BMW Hard Starting When Warm – Engine Temperature Sensor
This answer is applicable for many BMWs in addition to the one listed below.
I have a 1998 528i touring with 115,000 miles that starts fine when cold, but starts hard (cranks about 2-3 seconds) when hot. If I start it in the morning it starts immediately. When at operating temp (after driving to work), if I turn it off and then try to restart, it will start right up. However, if I let it sit 30 minutes to a couple of hours, it takes some cranking to fire up (will sometimes kick when cranking but takes much longer than is normal). Problably been this way for 3 or 4 months. When it does start, there a fuel smell in the exhaust like it’s running rich …. only on start up. When it’s running, it runs fine; smooth, good idle, good power. No lights lit on dash (Check engine, etc). Spark plugs and all coils (from you guys) were replaced about six months ago. Air filter is a K&N drop-in filter and is clean. Everything else is stock. Fuel filter is about a year old. O2 sensors were replaced and Mass Air Flow sensor was cleaned three weeks ago. I replaced a couple of cracked air hoses around the intake and idle control valve. I’m all out of ideas. Any help would be greatly appreciated.
The symptoms that you’ve described would be consistent with a faulty engine temperature sensor. All BMW models with electronic fuel injection (L-Jetronic, Motronic and all late model applications) use a temperature sensor that monitors the engine coolant temperature and reports back to the ECU (Engine Control unit). In this case, the net effect is that the sensor is “cooling down” too quickly and causing the engine management system to richen the fuel mixture (because it thinks the engine is colder than it is) which floods the engine. The short shut down periods are OK, as the sensor has not started to detect a slight drop in engine temperature yet. However the mid-length shut down periods allow the sensor to start to detect that the engine temp is decreasing and the faulty sensor changes its resistance too quickly …. showing a signal to the ECU that is incorrect. Finally, the longer periods, allow the engine to actually cool down to the point where it can handle the sensor’s resistance change (and corresponding ECU mapping),
Of course, the above points are made without any actual diagnostics, but this would be a common issue that seems to line up with your symptoms.
The Bentley repair manual covers the engine temperature sensor replacement. Basically, you just remove the harness plug , unscrew the sensor and screw in the new one. Note that the sensor is installed into an area where it is exposed to the engine coolant, so you will lose a small amount of coolant during the interchange.
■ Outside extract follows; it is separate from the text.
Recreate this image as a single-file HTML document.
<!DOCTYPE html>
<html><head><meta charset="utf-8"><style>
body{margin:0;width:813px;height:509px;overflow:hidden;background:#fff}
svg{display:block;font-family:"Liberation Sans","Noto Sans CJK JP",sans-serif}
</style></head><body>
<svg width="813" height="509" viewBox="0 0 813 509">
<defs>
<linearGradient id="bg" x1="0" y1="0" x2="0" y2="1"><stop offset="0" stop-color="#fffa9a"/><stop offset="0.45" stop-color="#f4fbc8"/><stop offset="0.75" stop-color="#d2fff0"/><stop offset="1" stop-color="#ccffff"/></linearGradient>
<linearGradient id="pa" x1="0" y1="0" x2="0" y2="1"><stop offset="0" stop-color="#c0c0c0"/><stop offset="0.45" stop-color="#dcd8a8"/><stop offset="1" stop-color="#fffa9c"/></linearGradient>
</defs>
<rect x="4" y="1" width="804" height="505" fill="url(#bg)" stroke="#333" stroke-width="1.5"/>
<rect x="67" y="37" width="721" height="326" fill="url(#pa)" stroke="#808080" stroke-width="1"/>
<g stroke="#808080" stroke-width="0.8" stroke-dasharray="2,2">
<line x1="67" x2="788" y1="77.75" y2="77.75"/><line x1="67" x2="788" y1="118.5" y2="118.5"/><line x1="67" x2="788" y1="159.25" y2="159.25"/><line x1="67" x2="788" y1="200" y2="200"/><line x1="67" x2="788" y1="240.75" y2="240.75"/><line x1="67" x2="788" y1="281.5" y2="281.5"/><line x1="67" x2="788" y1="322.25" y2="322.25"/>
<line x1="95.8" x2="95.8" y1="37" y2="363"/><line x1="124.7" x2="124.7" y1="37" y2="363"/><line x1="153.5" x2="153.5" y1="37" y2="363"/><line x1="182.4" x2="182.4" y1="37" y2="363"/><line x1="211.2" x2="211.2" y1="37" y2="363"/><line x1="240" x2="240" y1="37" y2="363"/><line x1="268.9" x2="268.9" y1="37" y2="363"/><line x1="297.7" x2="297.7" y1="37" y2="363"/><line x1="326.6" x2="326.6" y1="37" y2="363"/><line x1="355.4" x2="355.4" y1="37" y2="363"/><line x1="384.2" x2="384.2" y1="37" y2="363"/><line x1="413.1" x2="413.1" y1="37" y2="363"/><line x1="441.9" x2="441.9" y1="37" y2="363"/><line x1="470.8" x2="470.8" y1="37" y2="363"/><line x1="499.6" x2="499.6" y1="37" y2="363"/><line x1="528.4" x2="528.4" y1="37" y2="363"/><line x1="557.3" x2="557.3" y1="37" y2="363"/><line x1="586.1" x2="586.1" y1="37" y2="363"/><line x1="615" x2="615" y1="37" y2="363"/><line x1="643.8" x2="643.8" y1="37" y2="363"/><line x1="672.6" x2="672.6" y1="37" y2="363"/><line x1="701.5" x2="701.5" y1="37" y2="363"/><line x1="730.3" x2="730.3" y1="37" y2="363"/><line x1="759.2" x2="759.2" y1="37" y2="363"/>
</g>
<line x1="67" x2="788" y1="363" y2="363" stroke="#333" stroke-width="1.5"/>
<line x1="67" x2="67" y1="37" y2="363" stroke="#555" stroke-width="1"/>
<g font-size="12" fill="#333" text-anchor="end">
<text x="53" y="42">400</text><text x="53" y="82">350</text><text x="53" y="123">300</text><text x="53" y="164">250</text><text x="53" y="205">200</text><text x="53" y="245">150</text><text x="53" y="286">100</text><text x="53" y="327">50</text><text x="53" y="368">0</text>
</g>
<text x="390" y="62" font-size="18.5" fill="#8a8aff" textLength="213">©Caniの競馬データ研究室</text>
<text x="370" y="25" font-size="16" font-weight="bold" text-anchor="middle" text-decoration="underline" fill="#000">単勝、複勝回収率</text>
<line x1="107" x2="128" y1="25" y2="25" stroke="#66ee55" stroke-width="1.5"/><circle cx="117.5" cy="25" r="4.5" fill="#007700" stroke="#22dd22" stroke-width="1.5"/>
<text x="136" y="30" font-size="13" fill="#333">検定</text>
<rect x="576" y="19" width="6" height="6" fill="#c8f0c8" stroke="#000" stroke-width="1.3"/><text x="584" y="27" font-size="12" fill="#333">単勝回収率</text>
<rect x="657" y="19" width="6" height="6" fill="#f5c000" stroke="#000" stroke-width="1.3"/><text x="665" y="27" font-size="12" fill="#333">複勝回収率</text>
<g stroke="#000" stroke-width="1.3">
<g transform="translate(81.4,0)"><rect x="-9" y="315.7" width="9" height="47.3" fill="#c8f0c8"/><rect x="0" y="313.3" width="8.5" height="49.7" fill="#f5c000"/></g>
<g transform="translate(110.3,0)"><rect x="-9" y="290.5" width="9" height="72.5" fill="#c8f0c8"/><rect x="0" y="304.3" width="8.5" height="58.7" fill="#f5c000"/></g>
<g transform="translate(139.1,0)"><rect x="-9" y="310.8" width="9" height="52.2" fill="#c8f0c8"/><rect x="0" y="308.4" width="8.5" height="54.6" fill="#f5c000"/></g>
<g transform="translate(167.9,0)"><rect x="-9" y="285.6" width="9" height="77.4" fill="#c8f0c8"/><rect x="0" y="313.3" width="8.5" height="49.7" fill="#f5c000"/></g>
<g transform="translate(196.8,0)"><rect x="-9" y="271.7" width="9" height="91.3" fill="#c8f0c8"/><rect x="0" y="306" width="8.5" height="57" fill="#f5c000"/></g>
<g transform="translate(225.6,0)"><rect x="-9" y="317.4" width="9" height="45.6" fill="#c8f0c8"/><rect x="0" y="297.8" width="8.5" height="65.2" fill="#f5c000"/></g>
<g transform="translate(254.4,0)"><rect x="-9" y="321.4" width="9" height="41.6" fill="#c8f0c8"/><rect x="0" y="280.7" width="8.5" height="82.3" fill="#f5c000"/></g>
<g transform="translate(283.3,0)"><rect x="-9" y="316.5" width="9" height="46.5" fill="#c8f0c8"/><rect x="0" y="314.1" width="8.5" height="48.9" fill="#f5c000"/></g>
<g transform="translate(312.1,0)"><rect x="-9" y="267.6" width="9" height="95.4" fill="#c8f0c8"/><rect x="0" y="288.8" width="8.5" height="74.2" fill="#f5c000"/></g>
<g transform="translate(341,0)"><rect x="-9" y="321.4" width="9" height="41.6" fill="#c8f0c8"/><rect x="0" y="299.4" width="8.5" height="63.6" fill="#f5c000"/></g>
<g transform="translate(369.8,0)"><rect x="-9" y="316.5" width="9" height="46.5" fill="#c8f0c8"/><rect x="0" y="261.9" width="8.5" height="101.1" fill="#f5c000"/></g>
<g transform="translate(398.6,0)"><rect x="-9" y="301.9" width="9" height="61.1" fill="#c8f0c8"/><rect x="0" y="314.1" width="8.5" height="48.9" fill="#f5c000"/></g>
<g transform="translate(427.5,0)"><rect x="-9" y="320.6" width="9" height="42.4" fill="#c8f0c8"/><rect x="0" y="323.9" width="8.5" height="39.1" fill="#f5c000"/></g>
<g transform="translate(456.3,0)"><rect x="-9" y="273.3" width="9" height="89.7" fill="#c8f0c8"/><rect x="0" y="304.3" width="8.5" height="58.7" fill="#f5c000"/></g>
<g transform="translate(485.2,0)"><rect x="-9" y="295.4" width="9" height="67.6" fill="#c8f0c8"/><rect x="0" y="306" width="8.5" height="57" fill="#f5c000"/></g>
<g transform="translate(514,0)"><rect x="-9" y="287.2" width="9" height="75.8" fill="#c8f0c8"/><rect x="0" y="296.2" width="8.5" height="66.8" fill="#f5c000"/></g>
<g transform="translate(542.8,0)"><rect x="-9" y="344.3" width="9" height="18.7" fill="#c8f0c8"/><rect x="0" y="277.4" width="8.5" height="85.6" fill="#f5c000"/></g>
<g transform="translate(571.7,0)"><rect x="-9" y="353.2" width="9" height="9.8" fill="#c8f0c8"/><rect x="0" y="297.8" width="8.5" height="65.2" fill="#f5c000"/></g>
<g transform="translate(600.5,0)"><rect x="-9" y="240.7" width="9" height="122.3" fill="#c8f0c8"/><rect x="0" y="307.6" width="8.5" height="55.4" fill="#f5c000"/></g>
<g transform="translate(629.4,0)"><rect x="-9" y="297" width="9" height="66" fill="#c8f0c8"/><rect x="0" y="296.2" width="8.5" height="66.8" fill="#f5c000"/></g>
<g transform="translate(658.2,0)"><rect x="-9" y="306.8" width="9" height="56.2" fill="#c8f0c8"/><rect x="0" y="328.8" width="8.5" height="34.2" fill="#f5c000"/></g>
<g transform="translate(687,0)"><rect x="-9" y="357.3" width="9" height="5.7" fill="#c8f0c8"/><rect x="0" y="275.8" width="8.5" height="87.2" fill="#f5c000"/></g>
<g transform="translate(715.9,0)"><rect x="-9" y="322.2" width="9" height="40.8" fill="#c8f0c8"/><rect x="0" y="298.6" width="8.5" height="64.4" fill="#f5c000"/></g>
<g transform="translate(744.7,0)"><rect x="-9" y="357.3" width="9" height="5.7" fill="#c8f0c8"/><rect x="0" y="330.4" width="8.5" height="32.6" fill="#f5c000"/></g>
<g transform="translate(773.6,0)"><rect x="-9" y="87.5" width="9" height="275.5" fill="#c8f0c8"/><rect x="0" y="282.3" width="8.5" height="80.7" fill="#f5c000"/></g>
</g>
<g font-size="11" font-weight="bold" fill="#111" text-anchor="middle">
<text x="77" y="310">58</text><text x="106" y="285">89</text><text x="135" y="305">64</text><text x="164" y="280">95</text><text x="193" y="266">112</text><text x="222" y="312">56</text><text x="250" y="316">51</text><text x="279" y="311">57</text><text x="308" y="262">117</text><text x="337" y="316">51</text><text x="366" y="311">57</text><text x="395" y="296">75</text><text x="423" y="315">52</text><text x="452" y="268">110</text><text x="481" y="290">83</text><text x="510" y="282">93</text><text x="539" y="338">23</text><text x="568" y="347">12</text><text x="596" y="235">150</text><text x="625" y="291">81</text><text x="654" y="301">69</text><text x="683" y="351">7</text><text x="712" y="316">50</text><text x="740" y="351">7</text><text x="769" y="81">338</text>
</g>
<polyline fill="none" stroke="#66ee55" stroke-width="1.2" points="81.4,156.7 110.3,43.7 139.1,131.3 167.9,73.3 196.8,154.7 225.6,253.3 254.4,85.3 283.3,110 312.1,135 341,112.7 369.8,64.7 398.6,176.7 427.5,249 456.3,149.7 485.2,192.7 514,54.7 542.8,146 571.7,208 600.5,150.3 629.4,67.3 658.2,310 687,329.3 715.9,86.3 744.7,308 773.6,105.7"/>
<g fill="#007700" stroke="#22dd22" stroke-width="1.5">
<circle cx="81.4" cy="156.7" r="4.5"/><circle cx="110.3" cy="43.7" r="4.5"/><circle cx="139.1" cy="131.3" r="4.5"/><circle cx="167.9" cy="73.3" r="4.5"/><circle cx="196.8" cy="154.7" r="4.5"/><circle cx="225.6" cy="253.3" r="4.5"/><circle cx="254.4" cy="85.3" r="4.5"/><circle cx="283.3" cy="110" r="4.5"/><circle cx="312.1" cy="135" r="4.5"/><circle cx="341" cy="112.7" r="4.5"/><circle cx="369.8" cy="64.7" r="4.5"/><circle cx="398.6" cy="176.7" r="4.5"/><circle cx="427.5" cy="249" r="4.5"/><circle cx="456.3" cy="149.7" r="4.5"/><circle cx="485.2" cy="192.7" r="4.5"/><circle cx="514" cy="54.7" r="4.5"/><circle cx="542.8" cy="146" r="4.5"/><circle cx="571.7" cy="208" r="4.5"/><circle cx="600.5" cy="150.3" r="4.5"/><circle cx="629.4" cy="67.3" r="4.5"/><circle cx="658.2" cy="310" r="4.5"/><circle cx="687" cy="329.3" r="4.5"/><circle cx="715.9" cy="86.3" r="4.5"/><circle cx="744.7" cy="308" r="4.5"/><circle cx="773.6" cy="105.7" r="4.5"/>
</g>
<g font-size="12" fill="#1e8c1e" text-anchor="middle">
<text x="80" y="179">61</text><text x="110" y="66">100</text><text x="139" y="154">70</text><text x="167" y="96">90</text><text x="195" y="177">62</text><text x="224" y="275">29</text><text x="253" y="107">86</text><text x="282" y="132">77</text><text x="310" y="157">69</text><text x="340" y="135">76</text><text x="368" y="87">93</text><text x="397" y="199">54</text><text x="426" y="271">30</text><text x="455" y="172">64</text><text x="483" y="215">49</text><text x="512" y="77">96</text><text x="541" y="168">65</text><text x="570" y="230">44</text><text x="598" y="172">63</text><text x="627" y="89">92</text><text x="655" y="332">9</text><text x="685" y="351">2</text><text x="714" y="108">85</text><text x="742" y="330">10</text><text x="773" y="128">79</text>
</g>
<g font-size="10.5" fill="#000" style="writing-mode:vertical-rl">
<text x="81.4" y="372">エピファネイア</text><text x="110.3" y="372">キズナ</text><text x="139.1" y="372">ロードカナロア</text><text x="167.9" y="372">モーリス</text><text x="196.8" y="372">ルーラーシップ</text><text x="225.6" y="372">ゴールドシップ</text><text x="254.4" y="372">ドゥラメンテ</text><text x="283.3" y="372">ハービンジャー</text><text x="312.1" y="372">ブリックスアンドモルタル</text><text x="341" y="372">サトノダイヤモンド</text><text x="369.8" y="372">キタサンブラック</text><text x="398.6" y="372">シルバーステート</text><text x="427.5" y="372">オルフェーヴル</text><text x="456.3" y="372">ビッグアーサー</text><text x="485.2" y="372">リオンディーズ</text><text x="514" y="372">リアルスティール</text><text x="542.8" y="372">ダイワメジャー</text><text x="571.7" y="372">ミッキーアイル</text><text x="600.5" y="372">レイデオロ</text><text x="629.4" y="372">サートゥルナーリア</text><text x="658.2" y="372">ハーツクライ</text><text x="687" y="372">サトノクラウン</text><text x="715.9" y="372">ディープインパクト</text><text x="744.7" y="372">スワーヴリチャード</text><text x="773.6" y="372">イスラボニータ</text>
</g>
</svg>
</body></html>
Most sensors are relatively easy to access. Again, the Bentley repair manual covers the location. On your 98 528i, the sensor is mounted in the cylinder head, on the intake side, below the intake manifold runners for cylinders #1 & #2. Some other models have the sensor mounted in the thermostat housing or (on V8s) in the water crossover pipe at the rear of the cylinder heads. Additionally, there are some other less common applications.